* _What you should do_: With pictures left out, retype the lines from the start of the records through the one that contains "const plateauDash = [3647, 3858, 0.0813];".

┌──

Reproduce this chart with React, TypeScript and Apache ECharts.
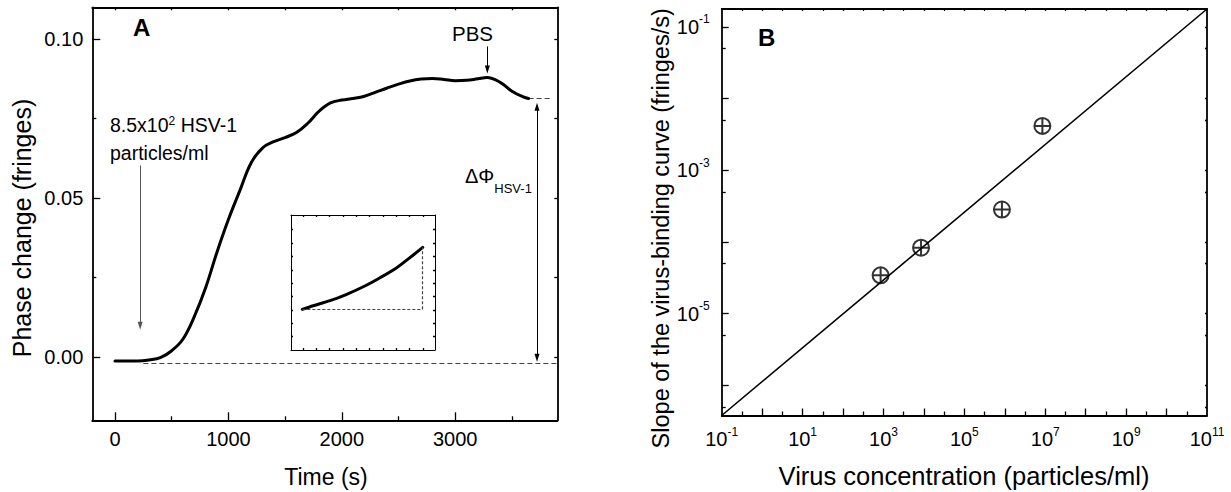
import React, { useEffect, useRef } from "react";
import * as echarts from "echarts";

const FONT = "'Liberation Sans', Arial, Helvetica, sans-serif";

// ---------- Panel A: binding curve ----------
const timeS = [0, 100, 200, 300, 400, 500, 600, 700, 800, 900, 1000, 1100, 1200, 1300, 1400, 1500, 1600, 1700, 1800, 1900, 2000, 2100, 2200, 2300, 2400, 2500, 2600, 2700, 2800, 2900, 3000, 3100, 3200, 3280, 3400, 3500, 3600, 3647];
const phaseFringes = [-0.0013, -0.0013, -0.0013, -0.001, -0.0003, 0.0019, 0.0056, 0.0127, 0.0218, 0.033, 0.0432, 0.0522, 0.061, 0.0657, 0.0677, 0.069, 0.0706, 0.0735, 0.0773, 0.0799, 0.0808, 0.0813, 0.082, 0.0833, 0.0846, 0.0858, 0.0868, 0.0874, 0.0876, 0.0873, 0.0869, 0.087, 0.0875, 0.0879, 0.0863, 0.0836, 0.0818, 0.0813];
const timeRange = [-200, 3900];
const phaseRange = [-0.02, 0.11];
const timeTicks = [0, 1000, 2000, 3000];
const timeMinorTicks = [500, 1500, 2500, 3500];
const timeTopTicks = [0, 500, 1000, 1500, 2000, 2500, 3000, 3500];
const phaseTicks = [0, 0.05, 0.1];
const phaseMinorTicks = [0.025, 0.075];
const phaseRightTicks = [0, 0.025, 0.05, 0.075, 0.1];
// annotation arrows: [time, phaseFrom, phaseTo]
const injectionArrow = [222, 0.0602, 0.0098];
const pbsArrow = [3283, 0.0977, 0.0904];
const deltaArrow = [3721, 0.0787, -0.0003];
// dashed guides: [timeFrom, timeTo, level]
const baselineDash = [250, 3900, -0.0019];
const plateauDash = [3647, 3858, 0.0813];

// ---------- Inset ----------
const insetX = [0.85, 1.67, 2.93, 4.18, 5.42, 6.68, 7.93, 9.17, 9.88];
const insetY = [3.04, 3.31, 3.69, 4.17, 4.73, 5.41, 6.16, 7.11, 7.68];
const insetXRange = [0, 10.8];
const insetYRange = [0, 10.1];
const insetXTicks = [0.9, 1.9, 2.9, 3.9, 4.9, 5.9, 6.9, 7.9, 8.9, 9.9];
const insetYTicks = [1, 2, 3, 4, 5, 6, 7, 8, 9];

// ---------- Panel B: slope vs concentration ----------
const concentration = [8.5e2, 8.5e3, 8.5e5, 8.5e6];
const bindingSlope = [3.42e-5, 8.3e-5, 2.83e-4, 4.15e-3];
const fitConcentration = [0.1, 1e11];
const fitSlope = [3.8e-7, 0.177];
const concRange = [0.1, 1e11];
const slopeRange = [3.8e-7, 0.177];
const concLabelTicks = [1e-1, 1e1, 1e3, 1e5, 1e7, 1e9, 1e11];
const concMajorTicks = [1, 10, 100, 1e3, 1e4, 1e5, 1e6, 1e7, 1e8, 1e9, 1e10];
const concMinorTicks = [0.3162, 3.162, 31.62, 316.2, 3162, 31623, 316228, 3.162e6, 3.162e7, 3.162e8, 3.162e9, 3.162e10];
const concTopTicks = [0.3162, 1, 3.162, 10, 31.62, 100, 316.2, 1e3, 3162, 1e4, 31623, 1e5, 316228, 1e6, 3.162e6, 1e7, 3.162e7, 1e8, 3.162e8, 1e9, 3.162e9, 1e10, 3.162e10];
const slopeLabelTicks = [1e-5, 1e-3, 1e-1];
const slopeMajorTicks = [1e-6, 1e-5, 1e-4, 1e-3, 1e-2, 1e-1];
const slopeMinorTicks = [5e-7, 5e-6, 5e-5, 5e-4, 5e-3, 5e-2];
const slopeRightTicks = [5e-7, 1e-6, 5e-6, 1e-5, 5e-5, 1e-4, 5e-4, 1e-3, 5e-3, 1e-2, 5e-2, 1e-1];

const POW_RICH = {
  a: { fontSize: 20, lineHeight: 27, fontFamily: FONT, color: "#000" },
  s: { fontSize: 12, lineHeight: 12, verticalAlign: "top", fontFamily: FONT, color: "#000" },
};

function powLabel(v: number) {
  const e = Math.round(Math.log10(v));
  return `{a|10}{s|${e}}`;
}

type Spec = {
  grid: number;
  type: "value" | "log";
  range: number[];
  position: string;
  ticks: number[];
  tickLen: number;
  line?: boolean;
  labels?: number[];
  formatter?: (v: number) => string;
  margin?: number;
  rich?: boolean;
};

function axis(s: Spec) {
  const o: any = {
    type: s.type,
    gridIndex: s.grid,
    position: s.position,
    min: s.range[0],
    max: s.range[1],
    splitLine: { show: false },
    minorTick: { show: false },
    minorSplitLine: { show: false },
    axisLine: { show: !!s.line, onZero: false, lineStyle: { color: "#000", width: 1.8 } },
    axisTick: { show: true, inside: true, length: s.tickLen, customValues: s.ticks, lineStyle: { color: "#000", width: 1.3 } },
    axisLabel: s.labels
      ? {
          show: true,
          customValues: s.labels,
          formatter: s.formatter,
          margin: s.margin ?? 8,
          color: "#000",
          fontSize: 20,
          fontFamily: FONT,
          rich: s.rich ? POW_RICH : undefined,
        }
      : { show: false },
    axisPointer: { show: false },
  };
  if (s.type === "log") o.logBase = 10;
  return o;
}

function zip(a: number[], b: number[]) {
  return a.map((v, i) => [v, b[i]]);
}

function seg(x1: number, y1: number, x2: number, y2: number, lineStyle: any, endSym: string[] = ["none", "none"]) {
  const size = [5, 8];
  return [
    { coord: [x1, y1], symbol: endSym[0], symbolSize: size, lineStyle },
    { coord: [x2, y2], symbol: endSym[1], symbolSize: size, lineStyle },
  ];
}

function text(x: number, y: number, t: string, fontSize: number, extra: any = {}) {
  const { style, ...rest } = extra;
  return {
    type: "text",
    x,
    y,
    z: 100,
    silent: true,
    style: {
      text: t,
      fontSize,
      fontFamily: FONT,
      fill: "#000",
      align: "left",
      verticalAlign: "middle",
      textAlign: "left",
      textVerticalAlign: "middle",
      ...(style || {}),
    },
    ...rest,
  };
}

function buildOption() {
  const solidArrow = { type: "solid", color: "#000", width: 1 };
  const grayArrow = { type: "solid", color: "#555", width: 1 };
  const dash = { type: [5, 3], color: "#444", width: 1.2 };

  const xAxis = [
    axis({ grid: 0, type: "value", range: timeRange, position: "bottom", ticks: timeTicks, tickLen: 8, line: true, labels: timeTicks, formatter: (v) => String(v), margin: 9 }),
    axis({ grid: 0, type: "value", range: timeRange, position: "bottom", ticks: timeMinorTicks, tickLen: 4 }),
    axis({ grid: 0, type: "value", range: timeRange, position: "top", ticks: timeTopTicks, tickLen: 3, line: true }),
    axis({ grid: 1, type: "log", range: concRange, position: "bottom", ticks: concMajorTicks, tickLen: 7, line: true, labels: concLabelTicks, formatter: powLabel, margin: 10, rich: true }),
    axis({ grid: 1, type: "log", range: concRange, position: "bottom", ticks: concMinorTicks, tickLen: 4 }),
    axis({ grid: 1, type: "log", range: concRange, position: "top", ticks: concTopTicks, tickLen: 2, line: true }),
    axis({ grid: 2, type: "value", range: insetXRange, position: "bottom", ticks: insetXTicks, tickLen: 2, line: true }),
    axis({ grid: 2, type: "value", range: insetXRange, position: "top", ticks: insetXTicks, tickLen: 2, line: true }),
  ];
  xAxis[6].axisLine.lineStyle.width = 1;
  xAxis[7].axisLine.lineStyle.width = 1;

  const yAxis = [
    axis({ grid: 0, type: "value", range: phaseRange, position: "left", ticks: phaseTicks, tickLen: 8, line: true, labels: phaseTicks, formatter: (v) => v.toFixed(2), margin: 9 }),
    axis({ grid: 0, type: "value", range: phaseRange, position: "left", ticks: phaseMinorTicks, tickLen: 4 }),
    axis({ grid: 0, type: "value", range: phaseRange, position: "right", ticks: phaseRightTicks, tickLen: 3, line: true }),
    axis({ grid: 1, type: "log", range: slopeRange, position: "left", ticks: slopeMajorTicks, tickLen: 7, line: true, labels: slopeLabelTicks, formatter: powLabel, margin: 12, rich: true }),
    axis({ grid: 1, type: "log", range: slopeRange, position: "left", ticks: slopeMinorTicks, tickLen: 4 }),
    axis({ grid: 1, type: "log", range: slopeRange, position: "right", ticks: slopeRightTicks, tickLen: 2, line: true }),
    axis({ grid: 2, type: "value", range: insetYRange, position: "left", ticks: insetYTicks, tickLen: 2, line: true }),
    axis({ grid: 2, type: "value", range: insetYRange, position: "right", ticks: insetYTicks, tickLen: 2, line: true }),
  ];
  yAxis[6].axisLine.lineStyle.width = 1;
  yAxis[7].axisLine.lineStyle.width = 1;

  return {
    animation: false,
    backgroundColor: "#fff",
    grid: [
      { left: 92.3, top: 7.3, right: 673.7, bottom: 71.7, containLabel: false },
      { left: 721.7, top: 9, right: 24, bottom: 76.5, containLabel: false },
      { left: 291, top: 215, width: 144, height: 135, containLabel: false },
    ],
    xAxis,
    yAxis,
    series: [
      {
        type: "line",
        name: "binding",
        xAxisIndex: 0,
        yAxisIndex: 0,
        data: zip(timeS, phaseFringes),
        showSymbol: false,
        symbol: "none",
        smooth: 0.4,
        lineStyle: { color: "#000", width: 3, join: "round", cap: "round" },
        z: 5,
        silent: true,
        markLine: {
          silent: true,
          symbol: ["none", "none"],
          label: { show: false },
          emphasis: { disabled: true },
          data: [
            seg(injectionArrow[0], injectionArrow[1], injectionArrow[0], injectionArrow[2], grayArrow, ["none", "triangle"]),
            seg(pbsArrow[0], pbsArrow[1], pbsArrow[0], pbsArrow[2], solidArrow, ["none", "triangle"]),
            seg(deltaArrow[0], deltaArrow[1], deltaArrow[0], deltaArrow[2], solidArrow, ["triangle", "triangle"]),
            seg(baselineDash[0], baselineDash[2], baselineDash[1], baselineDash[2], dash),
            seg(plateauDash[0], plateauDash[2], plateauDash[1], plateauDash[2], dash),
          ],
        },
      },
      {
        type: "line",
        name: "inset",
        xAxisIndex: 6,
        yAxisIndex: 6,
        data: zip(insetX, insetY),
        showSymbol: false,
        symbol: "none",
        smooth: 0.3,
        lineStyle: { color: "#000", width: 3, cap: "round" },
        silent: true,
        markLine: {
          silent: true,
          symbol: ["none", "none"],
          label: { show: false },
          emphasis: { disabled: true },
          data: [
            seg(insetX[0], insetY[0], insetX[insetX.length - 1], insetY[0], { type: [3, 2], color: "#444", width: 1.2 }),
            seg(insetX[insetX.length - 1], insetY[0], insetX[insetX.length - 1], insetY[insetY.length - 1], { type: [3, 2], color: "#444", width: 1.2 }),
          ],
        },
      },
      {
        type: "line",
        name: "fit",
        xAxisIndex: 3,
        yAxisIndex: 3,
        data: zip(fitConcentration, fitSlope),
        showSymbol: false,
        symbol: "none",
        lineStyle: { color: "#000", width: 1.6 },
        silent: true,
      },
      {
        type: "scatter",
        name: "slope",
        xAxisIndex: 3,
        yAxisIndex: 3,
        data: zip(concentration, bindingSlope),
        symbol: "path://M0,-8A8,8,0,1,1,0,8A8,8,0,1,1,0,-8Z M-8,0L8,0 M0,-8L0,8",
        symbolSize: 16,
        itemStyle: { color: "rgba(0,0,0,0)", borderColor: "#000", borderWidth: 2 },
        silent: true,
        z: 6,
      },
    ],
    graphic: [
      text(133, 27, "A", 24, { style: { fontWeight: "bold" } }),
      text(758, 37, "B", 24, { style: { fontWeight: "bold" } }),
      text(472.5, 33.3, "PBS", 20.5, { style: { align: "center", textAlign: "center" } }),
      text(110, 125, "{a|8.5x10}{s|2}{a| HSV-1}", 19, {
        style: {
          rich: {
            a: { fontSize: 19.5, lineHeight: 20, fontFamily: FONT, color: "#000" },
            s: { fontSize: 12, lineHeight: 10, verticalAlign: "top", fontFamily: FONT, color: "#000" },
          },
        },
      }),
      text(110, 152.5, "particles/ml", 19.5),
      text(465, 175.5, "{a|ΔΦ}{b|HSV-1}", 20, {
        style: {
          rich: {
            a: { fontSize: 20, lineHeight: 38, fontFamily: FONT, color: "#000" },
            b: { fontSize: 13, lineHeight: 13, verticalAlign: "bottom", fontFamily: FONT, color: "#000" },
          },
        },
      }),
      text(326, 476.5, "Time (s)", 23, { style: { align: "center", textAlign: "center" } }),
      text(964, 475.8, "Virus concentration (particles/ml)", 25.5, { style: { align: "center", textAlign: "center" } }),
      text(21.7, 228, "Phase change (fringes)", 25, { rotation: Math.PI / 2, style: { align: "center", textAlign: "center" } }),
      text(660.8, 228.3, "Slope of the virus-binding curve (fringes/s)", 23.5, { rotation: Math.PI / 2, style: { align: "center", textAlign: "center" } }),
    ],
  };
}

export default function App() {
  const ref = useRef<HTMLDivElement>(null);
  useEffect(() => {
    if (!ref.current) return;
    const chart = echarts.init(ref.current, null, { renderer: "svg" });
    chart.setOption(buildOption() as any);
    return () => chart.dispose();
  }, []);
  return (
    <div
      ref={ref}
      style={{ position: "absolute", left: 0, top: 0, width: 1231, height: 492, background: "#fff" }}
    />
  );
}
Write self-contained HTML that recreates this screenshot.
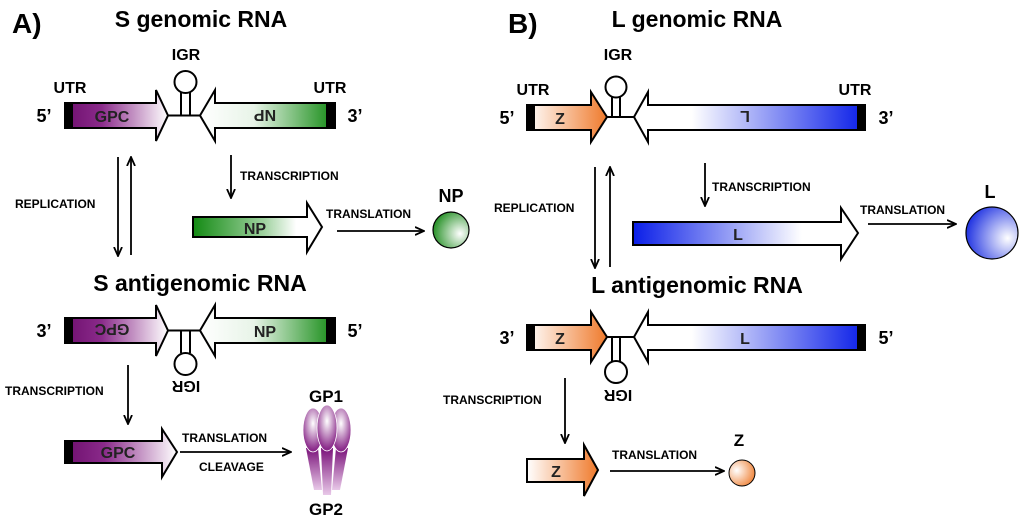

└──

* _Exercise result_:
Reproduce this chart with React, TypeScript and Apache ECharts.
import React, { useEffect, useRef } from "react";
import * as echarts from "echarts";

const FONT = "'Liberation Sans', Arial, Helvetica, sans-serif";

// ---------- Panel A: binding curve ----------
const timeS = [0, 100, 200, 300, 400, 500, 600, 700, 800, 900, 1000, 1100, 1200, 1300, 1400, 1500, 1600, 1700, 1800, 1900, 2000, 2100, 2200, 2300, 2400, 2500, 2600, 2700, 2800, 2900, 3000, 3100, 3200, 3280, 3400, 3500, 3600, 3647];
const phaseFringes = [-0.0013, -0.0013, -0.0013, -0.001, -0.0003, 0.0019, 0.0056, 0.0127, 0.0218, 0.033, 0.0432, 0.0522, 0.061, 0.0657, 0.0677, 0.069, 0.0706, 0.0735, 0.0773, 0.0799, 0.0808, 0.0813, 0.082, 0.0833, 0.0846, 0.0858, 0.0868, 0.0874, 0.0876, 0.0873, 0.0869, 0.087, 0.0875, 0.0879, 0.0863, 0.0836, 0.0818, 0.0813];
const timeRange = [-200, 3900];
const phaseRange = [-0.02, 0.11];
const timeTicks = [0, 1000, 2000, 3000];
const timeMinorTicks = [500, 1500, 2500, 3500];
const timeTopTicks = [0, 500, 1000, 1500, 2000, 2500, 3000, 3500];
const phaseTicks = [0, 0.05, 0.1];
const phaseMinorTicks = [0.025, 0.075];
const phaseRightTicks = [0, 0.025, 0.05, 0.075, 0.1];
// annotation arrows: [time, phaseFrom, phaseTo]
const injectionArrow = [222, 0.0602, 0.0098];
const pbsArrow = [3283, 0.0977, 0.0904];
const deltaArrow = [3721, 0.0787, -0.0003];
// dashed guides: [timeFrom, timeTo, level]
const baselineDash = [250, 3900, -0.0019];
const plateauDash = [3647, 3858, 0.0813];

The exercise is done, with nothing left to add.